At the same time, as a freelance, Blaikley wrote and narrated several BBC Radio programmes, including Writing for Children, in which he interviewed C. S. Lewis, J. R. R. Tolkien and Enid Blyton. From 1963 to 1964 Blaikley was a trainee producer with BBC TV Talks Department and worked on the daily current affairs programme Tonight.
It had been earlier, during his years as a choir-boy at St-Mary-at-Finchley, that he began to realise that, while his voice was less than brilliant, he did possess a gift for inventing ear-catching melodies. This period as a chorister he regarded as his essential musical education.[12]
In the 1960s and 1970s, in collaboration with Ken Howard, Blaikley composed the music and words for many international top 10 hits,[4] [13] [14] including two UK number ones, "Have I the Right?" (The Honeycombs)[15] and "The Legend of Xanadu" (Dave Dee, Dozy, Beaky, Mick & Tich).[16] [17] [18]

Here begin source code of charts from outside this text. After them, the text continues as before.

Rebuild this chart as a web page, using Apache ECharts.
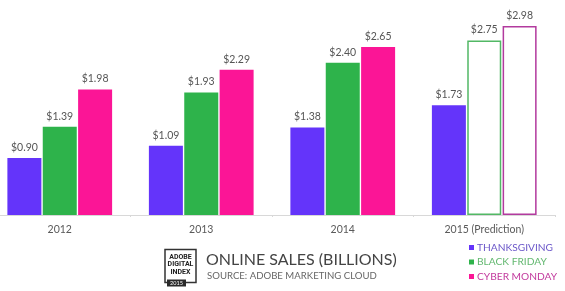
<!DOCTYPE html>
<html><head><meta charset="utf-8">
<script src="https://cdn.jsdelivr.net/npm/echarts@6/dist/echarts.min.js"></script>
<style>html,body{margin:0;padding:0;background:#fff;overflow:hidden}#c{position:absolute;left:-11px;top:0;width:576px;height:291px}</style>
</head><body><div id="c"></div>
<script>
var categories = ['2012', '2013', '2014', '2015 (Prediction)'];
var thanksgiving = [0.90, 1.09, 1.38, 1.73];
var blackFriday = [1.39, 1.93, 2.40, 2.75];
var cyberMonday = [1.98, 2.29, 2.65, 2.98];
var seriesNames = ['THANKSGIVING', 'BLACK FRIDAY', 'CYBER MONDAY'];
var predictionIndex = 3;

var FONT = 'Lato, "Open Sans", sans-serif';
var OX = 11; // offset of chart div
var fills = ['#6434FA', '#2EB34B', '#FB1596'];
var outlines = ['#6434FA', '#52B865', '#B23A9E'];
var legendText = ['#6B57C9', '#63B870', '#C23A9D'];

function build(values, idx) {
  return values.map(function (v, i) {
    if (i === predictionIndex && idx > 0) {
      return { value: v, itemStyle: { color: '#fff', borderColor: outlines[idx], borderWidth: 1.5 } };
    }
    return { value: v };
  });
}
var allVals = [thanksgiving, blackFriday, cyberMonday];
var series = allVals.map(function (vals, idx) {
  return {
    name: seriesNames[idx], type: 'bar', barWidth: 34, barGap: '4%',
    itemStyle: { color: fills[idx] },
    label: { show: true, position: 'top', distance: 5, color: '#555', fontSize: 10.5, fontFamily: FONT,
      formatter: function (p) { return '$' + p.value.toFixed(2); } },
    data: build(vals, idx)
  };
});

var chart = echarts.init(document.getElementById('c'));
chart.setOption({
  animation: false,
  grid: { left: 0, right: 10, top: 0, bottom: 76, containLabel: false },
  xAxis: { type: 'category', data: categories,
    axisLine: { lineStyle: { color: '#d8d8d8', width: 1 } },
    axisTick: { show: true, length: 2, lineStyle: { color: '#d8d8d8' } },
    axisLabel: { color: '#5a5a5a', fontSize: 10.5, fontFamily: FONT, margin: 9 } },
  yAxis: { type: 'value', min: 0, max: 3.39, show: false, splitLine: { show: false } },
  legend: {
    orient: 'vertical', left: 469 + OX, top: 242, height: 49, padding: 0, itemWidth: 5, itemHeight: 5, itemGap: 3.5,
    icon: 'rect', selectedMode: false,
    data: seriesNames.map(function (n, i) { return { name: n, textStyle: { color: legendText[i] } }; }),
    textStyle: { fontSize: 10.2, lineHeight: 11, fontFamily: FONT, padding: [0, 0, 0, -2] }
  },
  graphic: [
    { type: 'polyline', shape: { points: [[186 + OX, 282.5], [196 + OX, 282.5], [196 + OX, 249.5], [165 + OX, 249.5], [165 + OX, 282.5], [167 + OX, 282.5]] },
      style: { stroke: '#333', lineWidth: 1.5, fill: null } },
    { type: 'rect', shape: { x: 167 + OX, y: 279.5, width: 19, height: 7 }, style: { fill: '#2a2a2a' } },
    { type: 'text', x: 176.5 + OX, y: 283, style: { text: '2015', fill: '#fff', fontSize: 5.5, fontFamily: FONT, align: 'center', verticalAlign: 'middle' } },
    { type: 'text', x: 180.5 + OX, y: 257, style: { text: 'ADOBE', fill: '#222', fontSize: 7, fontWeight: 'bold', fontFamily: 'Roboto, sans-serif', align: 'center', verticalAlign: 'middle' } },
    { type: 'text', x: 180.5 + OX, y: 264.5, style: { text: 'DIGITAL', fill: '#222', fontSize: 7, fontWeight: 'bold', fontFamily: 'Roboto, sans-serif', align: 'center', verticalAlign: 'middle' } },
    { type: 'text', x: 180.5 + OX, y: 272, style: { text: 'INDEX', fill: '#222', fontSize: 7, fontWeight: 'bold', fontFamily: 'Roboto, sans-serif', align: 'center', verticalAlign: 'middle' } },
    { type: 'text', x: 206 + OX, y: 260, style: { text: 'ONLINE SALES (BILLIONS)', fill: '#444', fontSize: 16, fontFamily: FONT, verticalAlign: 'middle' } },
    { type: 'text', x: 207 + OX, y: 275.5, style: { text: 'SOURCE: ADOBE MARKETING CLOUD', fill: '#666', fontSize: 9.6, fontFamily: FONT, verticalAlign: 'middle' } }
  ],
  series: series
});
</script></body></html>
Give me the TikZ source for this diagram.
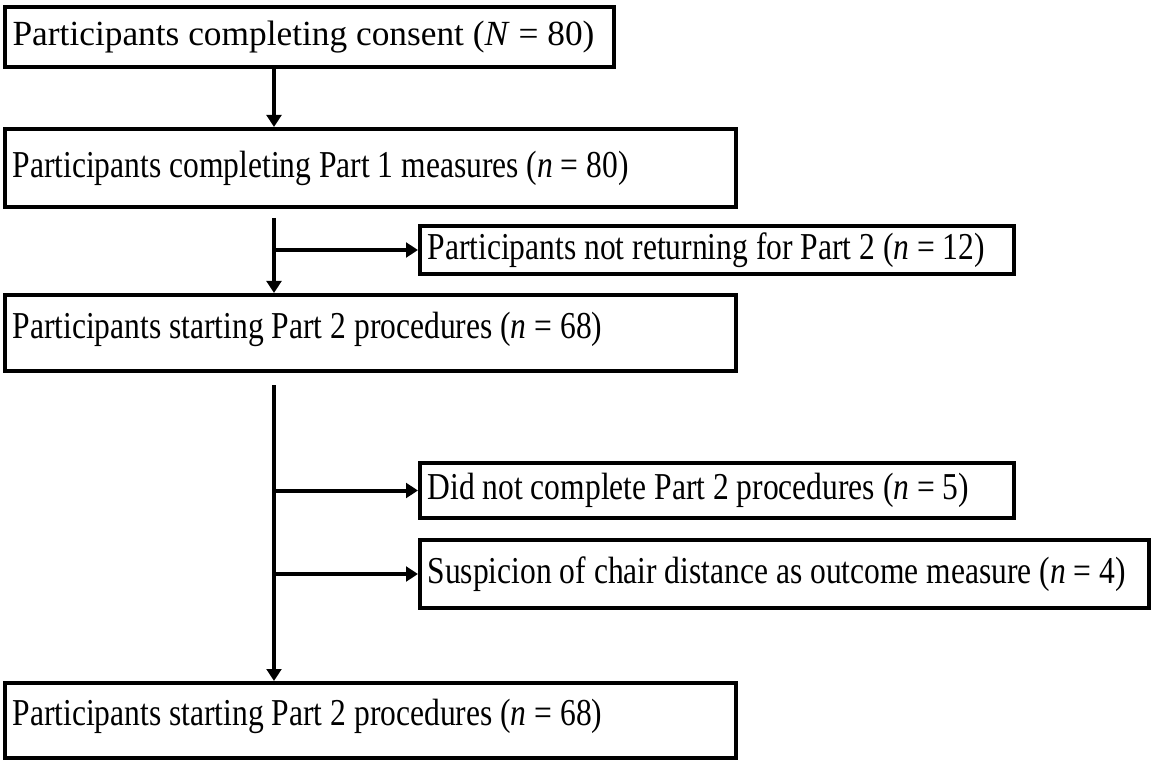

Among other performers for whom they wrote were Petula Clark, Phil Collins, Sacha Distel, Rolf Harris, Frankie Howerd (the theme song for his film Up Pompeii), Engelbert Humperdinck, Horst Jankowski, Eartha Kitt, Little Eva, Marmalade, The Herd, Lulu and Matthews Southern Comfort.[19]
Blaikley and Howard were the first British composers to write for Elvis Presley, including the hit "I've Lost You" (1970),[20] which he later performed in the film That's The Way It Is.[21]
Blaikley and Howard's concept album, Ark 2 (1969), performed by Flaming Youth,[22] drew the comment that Blaikley and Howard "have a wit, gaiety, dignity and melodic flair reminiscent of Leonard Bernstein...which suggest that pop is becoming the serious music – in the proper sense – of the age"[23]
Blaikley and Howard wrote two West End musicals, Mardi Gras (Prince of Wales Theatre, 1976)[24] and The Secret Diary of Adrian Mole (Wyndham's Theatre, 1984 – 1986), and two BBC TV musicals Orion (1977)(based on the earlier material of Ark 2) and Ain't Many Angels (1978). They also wrote music and lyrics to the 1990 UK tour of Roald Dahl's Matilda.[25]
Blaikley and Howard were also responsible for theme and incidental music for several television drama series including The Flame Trees of Thika (1981) and By the Sword Divided (1983–1985),[26] both subsequently aired in the U.S. on Alistair Cooke's Masterpiece Theatre, and the BBC's long-running series of Agatha Christie's Miss Marple (1984–1992).
Blaikley had long been interested in analytical psychology and, at the instigation of his analyst, mentor and friend, Dr William Kraemer, he trained as a psychotherapist at the Westminster Pastoral Foundation (The Foundation for Psychotherapy and Counselling).[27]
On graduating, he ran a private practice from his home between 1981 and 2003. This led to a collaboration between Blaikley and Howard and the maverick psychiatrist R. D. Laing on the cult album Life before Death.[28] [29] [30]
Blaikley worked on a memoir, Have I the Right? – Memories, Reflections, Notes, and maintained his collaboration with Howard, with whom he was co-director of an active publishing company, Axle Music Ltd.[31]
Blaikley's partner from 1978 to 2015 was the translator David Charles Harris (1954–2015), with whom he entered into a civil partnership in 2007.[32]
Blaikley died on 4 July 2022, aged 82.